Another page has content which includes: "...he had that day embarked all the troops on board the men of war from the transports...& that the whole fleet...were then under sail for the Chesapeak...". Such assistance would come too late for Cornwallis who would surrender to Washington in mid-October at Yorktown.
The report continues & notes: "...appears that on the 26th of Sept. Gen. Washington began to play his heavy artillery on York Town & before night had gained some trifling advantages." Then further on the report becomes considerably more historic with: "...the fleet & army which sailed from the Hook on the 19th arrived off Cape Charles...when they had the mortification to hear that lord Cornwallis had proposed terms of capitulation to the enemy on the 18th..." and then also: "...we cannot entertain the least doubt of his lordship's having capitulated & that we are unfortunately too late to relieve him...the admiral has determined upon returning with his fleet to Sandy Hook...the terms of capitulation have not yet officially been received."

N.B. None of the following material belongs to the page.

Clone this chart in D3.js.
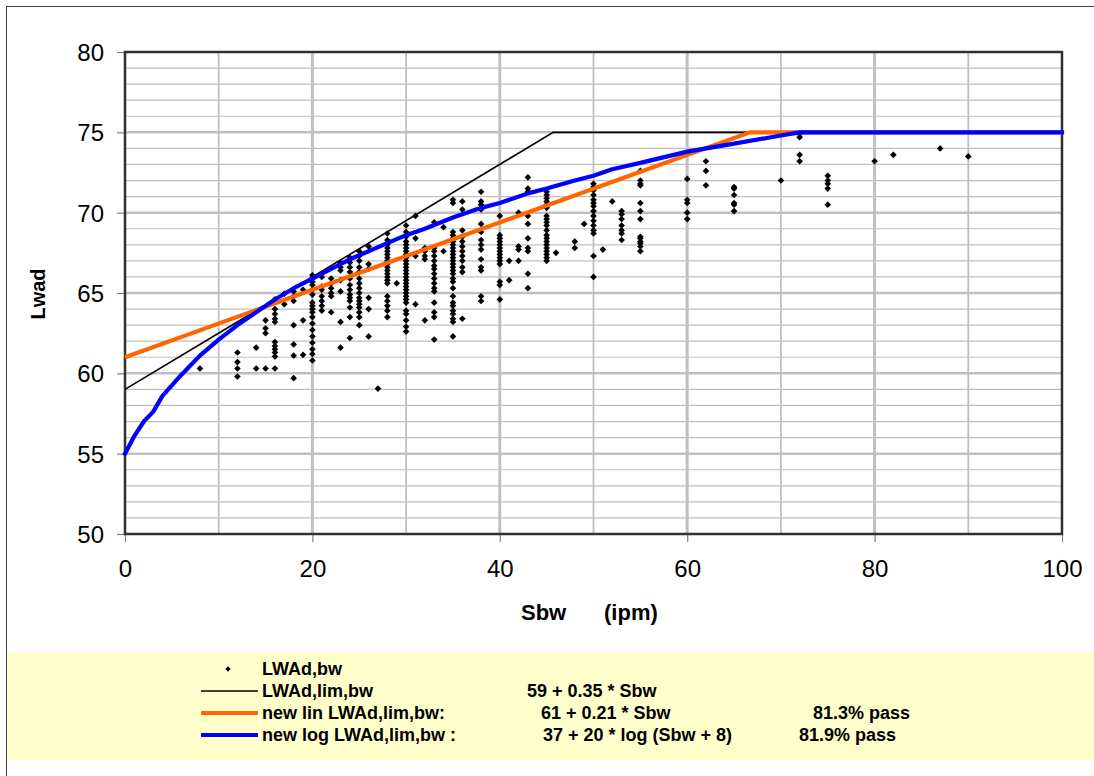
<!DOCTYPE html>
<html>
<head>
<meta charset="utf-8">
<script src="https://cdn.jsdelivr.net/npm/d3@7"></script>
<style>
  body { margin: 0; background: #fff; }
  svg { display: block; font-family: "Liberation Sans", Arial, sans-serif; }
</style>
</head>
<body>
<div id="chart"></div>
<script>
// ---- data ----
// measured Sbw values, one column of LWAd values per Sbw
var sbwCols = [8, 12, 14, 15, 16, 17, 18, 19, 20, 21, 22, 23, 24, 25, 26, 27, 28, 29, 30, 31,
  32, 33, 34, 35, 36, 38, 40, 41, 42, 43, 45, 46, 48, 49, 50, 51, 52, 53, 55, 60, 62, 65,
  70, 72, 75, 80, 82, 87, 90];
var lwadCols = [
  [60.3],
  [61.3, 60.7, 60.3, 59.8],
  [61.6, 60.3],
  [63.3, 62.8, 62.5, 60.3],
  [64.6, 64.0, 63.7, 63.4, 63.2, 61.95, 61.7, 61.5, 61.3, 61.05, 60.3],
  [64.95, 64.3],
  [65.1, 64.8, 64.5, 63.0, 61.8, 61.1, 59.7],
  [65.2, 63.3, 61.15],
  [66.1, 65.9, 65.7, 65.5, 65.2, 64.9, 64.4, 64.2, 64.0, 63.8, 63.5, 63.1, 62.7, 62.3, 61.9, 61.5, 61.2, 60.8],
  [66.0, 65.4, 65.2, 64.8, 64.5, 64.2, 63.9],
  [65.9, 65.6, 65.3, 65.0, 64.8, 63.8],
  [66.9, 66.6, 66.4, 65.8, 65.1, 63.2, 61.6],
  [67.2, 66.9, 66.6, 66.3, 65.9, 65.5, 65.2, 64.9, 64.7, 64.5, 64.1, 63.5, 62.2],
  [67.6, 67.3, 67.0, 66.6, 66.3, 65.9, 65.6, 65.3, 65.0, 64.7, 64.5, 64.3, 64.1, 63.8, 63.5, 63.0],
  [67.9, 66.8, 66.5, 64.7, 64.0, 62.3],
  [59.05],
  [68.7, 68.3, 68.0, 67.8, 67.6, 67.4, 67.2, 67.0, 66.8, 66.6, 66.4, 66.2, 66.0, 65.8, 65.6, 64.8, 64.5, 64.2, 63.9, 63.5],
  [65.6],
  [69.2, 68.8, 68.5, 68.2, 68.0, 67.8, 67.6, 67.4, 67.2, 67.0, 66.8, 66.6, 66.4, 66.2, 66.0, 65.8, 65.6, 65.4, 65.2, 65.0, 64.8, 64.6, 64.4, 63.9, 63.7, 63.3, 62.9, 62.6],
  [69.8, 68.4, 67.3, 64.3],
  [67.8, 67.6, 67.3, 67.1, 63.3],
  [69.4, 67.8, 67.6, 67.3, 67.0, 66.7, 66.5, 66.2, 65.9, 65.6, 65.3, 65.1, 64.4, 63.8, 63.5, 62.1],
  [69.1, 67.6],
  [70.8, 70.6, 68.8, 68.6, 68.4, 68.2, 68.0, 67.8, 67.6, 67.4, 67.2, 67.0, 66.8, 66.6, 66.4, 66.2, 65.9, 65.7, 65.3, 64.8, 64.4, 64.2, 63.9, 63.7, 63.4, 63.2, 62.3],
  [70.7, 70.2, 68.9, 68.5, 68.2, 67.9, 67.6, 67.3, 67.0, 66.6, 66.3, 63.4],
  [71.3, 70.7, 70.5, 70.2, 69.3, 68.8, 68.3, 68.0, 67.7, 67.1, 66.6, 66.4, 64.8, 64.5],
  [69.8, 68.6, 68.4, 68.2, 68.0, 67.8, 67.6, 67.4, 67.2, 67.0, 66.8, 65.7, 65.5, 64.6],
  [67.0, 65.8],
  [70.0, 67.9, 67.7, 67.0],
  [72.2, 71.5, 71.3, 69.8, 69.3, 68.4, 67.8, 67.6, 66.2, 65.3],
  [71.3, 71.1, 70.9, 70.7, 70.5, 70.3, 69.8, 69.6, 69.4, 69.2, 68.9, 68.6, 68.4, 68.2, 68.0, 67.8, 67.6, 67.4, 67.2, 67.0],
  [67.5],
  [68.2, 67.8],
  [69.3],
  [71.8, 71.6, 71.4, 71.1, 70.8, 70.6, 70.4, 70.1, 69.8, 69.5, 69.2, 68.9, 68.7, 67.3, 66.0],
  [67.7],
  [70.7],
  [70.1, 69.9, 69.6, 69.2, 68.9, 68.7, 68.3],
  [72.6, 72.0, 71.8, 71.7, 70.6, 70.1, 69.6, 68.5, 68.4, 68.2, 68.1, 67.9, 67.6],
  [72.1, 70.8, 70.6, 70.0, 69.6],
  [73.2, 72.6, 71.7],
  [71.6, 71.5, 71.1, 70.6, 70.5, 70.1],
  [72.0],
  [74.9, 74.7, 73.6, 73.2],
  [72.3, 72.0, 71.8, 71.5, 70.5],
  [73.2],
  [73.6],
  [74.0],
  [73.5]
];

// limit lines (vertices)
var limS = [0, 45.7, 100];
var limL = [59, 75, 75];
var linS = [0, 66.7, 100];
var linL = [61, 75, 75];
var logS = [0, 1, 2, 3, 3.5, 4, 6, 8, 10, 12, 14, 16, 18, 20, 22, 24, 26, 28, 30, 32, 35, 38, 40, 43, 45, 48, 50, 52, 55, 60, 65, 70, 72, 100];
var logL = [55.0, 56.1, 57.0, 57.6, 58.1, 58.6, 59.9, 61.1, 62.1, 63.0, 63.8, 64.6, 65.3, 65.9, 66.5, 67.1, 67.6, 68.1, 68.6, 69.0, 69.7, 70.3, 70.6, 71.2, 71.5, 72.0, 72.3, 72.7, 73.1, 73.8, 74.3, 74.8, 75.0, 75.0];

var xTicks = [0, 20, 40, 60, 80, 100];
var yTicks = [50, 55, 60, 65, 70, 75, 80];

var legendRows = [
  { kind: "dot",  label: "LWAd,bw", formula: "", pass: "" },
  { kind: "lim",  label: "LWAd,lim,bw", formula: "59 + 0.35 * Sbw", pass: "" },
  { kind: "lin",  label: "new lin LWAd,lim,bw:", formula: "61 + 0.21 * Sbw", pass: "81.3% pass" },
  { kind: "log",  label: "new log LWAd,lim,bw :", formula: "37 + 20 * log (Sbw + 8)", pass: "81.9% pass" }
];

// ---- drawing ----
var W = 1094, H = 776;
var L = 125, R = 1062, T = 52, B = 534;

var svg = d3.select("#chart").append("svg").attr("width", W).attr("height", H);

// outer chart frame
svg.append("rect").attr("x", 6.5).attr("y", 6.5).attr("width", W + 10).attr("height", H + 10)
  .attr("fill", "#fff").attr("stroke", "#404040").attr("stroke-width", 1);

var x = d3.scaleLinear().domain([0, 100]).range([L, R]);
var y = d3.scaleLinear().domain([50, 80]).range([B, T]);

// grid
var g = svg.append("g");
d3.range(51, 80).forEach(function(v) {
  g.append("line").attr("x1", L).attr("x2", R).attr("y1", y(v)).attr("y2", y(v))
    .attr("stroke", "#c0c0c0").attr("stroke-width", v % 5 === 0 ? 2.5 : 1.2);
});
d3.range(10, 100, 10).forEach(function(v) {
  g.append("line").attr("y1", T).attr("y2", B).attr("x1", x(v)).attr("x2", x(v))
    .attr("stroke", "#c0c0c0").attr("stroke-width", v % 20 === 0 ? 3 : 1.8);
});

// axes
var yAxis = d3.axisLeft(y).tickValues(yTicks).tickSize(8).tickPadding(13);
var xAxis = d3.axisBottom(x).tickValues(xTicks).tickSize(8).tickPadding(18);
var ya = svg.append("g").attr("transform", "translate(" + L + ",0)").call(yAxis);
var xa = svg.append("g").attr("transform", "translate(0," + B + ")").call(xAxis);
[ya, xa].forEach(function(a) {
  a.select(".domain").remove();
  a.selectAll(".tick line").attr("stroke", "#808080").attr("stroke-width", 1.2);
  a.selectAll(".tick text").attr("fill", "#000").style("font-size", "24px")
    .style("font-family", "'Liberation Sans', Arial, sans-serif");
});
ya.selectAll(".tick text").attr("dy", "0.36em");

// plot border
svg.append("rect").attr("x", L).attr("y", T).attr("width", R - L).attr("height", B - T)
  .attr("fill", "none").attr("stroke", "#303030").attr("stroke-width", 2.5);

// scatter points
var diamond = {
  draw: function(ctx, size) {
    var r = Math.sqrt(size / 2);
    ctx.moveTo(0, -r); ctx.lineTo(r, 0); ctx.lineTo(0, r); ctx.lineTo(-r, 0); ctx.closePath();
  }
};
var pts = [];
sbwCols.forEach(function(s, i) {
  lwadCols[i].forEach(function(v) { pts.push([s, v]); });
});
svg.append("g").selectAll("path").data(pts).enter().append("path")
  .attr("transform", function(d) { return "translate(" + x(d[0]) + "," + y(d[1]) + ")"; })
  .attr("d", d3.symbol().type(diamond).size(22))
  .attr("fill", "#000");

// lines
var line = d3.line().x(function(d) { return x(d[0]); }).y(function(d) { return y(d[1]); });
function zip(a, b) { return a.map(function(v, i) { return [v, b[i]]; }); }
svg.append("path").datum(zip(limS, limL)).attr("d", line)
  .attr("fill", "none").attr("stroke", "#000").attr("stroke-width", 1.6);
svg.append("path").datum(zip(linS, linL)).attr("d", line)
  .attr("fill", "none").attr("stroke", "#ff6600").attr("stroke-width", 4.2);
svg.append("path").datum(zip(logS, logL)).attr("d", line)
  .attr("fill", "none").attr("stroke", "#0000ff").attr("stroke-width", 4.2)
  .attr("stroke-linecap", "square").attr("stroke-linejoin", "round");

// axis titles
svg.append("text").attr("transform", "translate(45,294) rotate(-90)")
  .attr("text-anchor", "middle").style("font-size", "20px").style("font-weight", "bold")
  .text("Lwad");
svg.append("text").attr("x", 521).attr("y", 620)
  .style("font-size", "22px").style("font-weight", "bold").text("Sbw");
svg.append("text").attr("x", 604).attr("y", 620)
  .style("font-size", "22px").style("font-weight", "bold").text("(ipm)");

// legend
var lg = svg.append("g");
lg.append("rect").attr("x", 7).attr("y", 652).attr("width", W).attr("height", 108).attr("fill", "#ffffcc");
var rowY = [669, 691, 713, 735];
var formX = [0, 527, 541, 543];
var passX = [0, 0, 813, 799];
legendRows.forEach(function(r, i) {
  var yy = rowY[i];
  if (r.kind === "dot") {
    lg.append("path").attr("transform", "translate(228," + yy + ")")
      .attr("d", d3.symbol().type(diamond).size(14)).attr("fill", "#000");
  } else {
    var col = r.kind === "lim" ? "#000" : (r.kind === "lin" ? "#ff6600" : "#0000ff");
    lg.append("line").attr("x1", 201).attr("x2", 258).attr("y1", yy).attr("y2", yy)
      .attr("stroke", col).attr("stroke-width", r.kind === "lim" ? 1.6 : 4.2);
  }
  var t = function(xx, s) {
    lg.append("text").attr("x", xx).attr("y", yy + 6).style("font-size", "18px")
      .style("font-weight", "bold").text(s);
  };
  t(262, r.label);
  if (r.formula) t(formX[i], r.formula);
  if (r.pass) t(passX[i], r.pass);
});
</script>
</body>
</html>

Truly a wealth of terrific content in this issue.
The full page plate called for is present.
Complete in 48 pages, 5 1/4 by 8 1/4 inches, full title/contents page featuring an engraving of St. John's Gate, great condition.
A nice Revolutionary War era magazine from England presenting the war reports with a British bias. This was the first periodical to use the word "magazine" in its title, having begun in 1731 and lasting until 1907.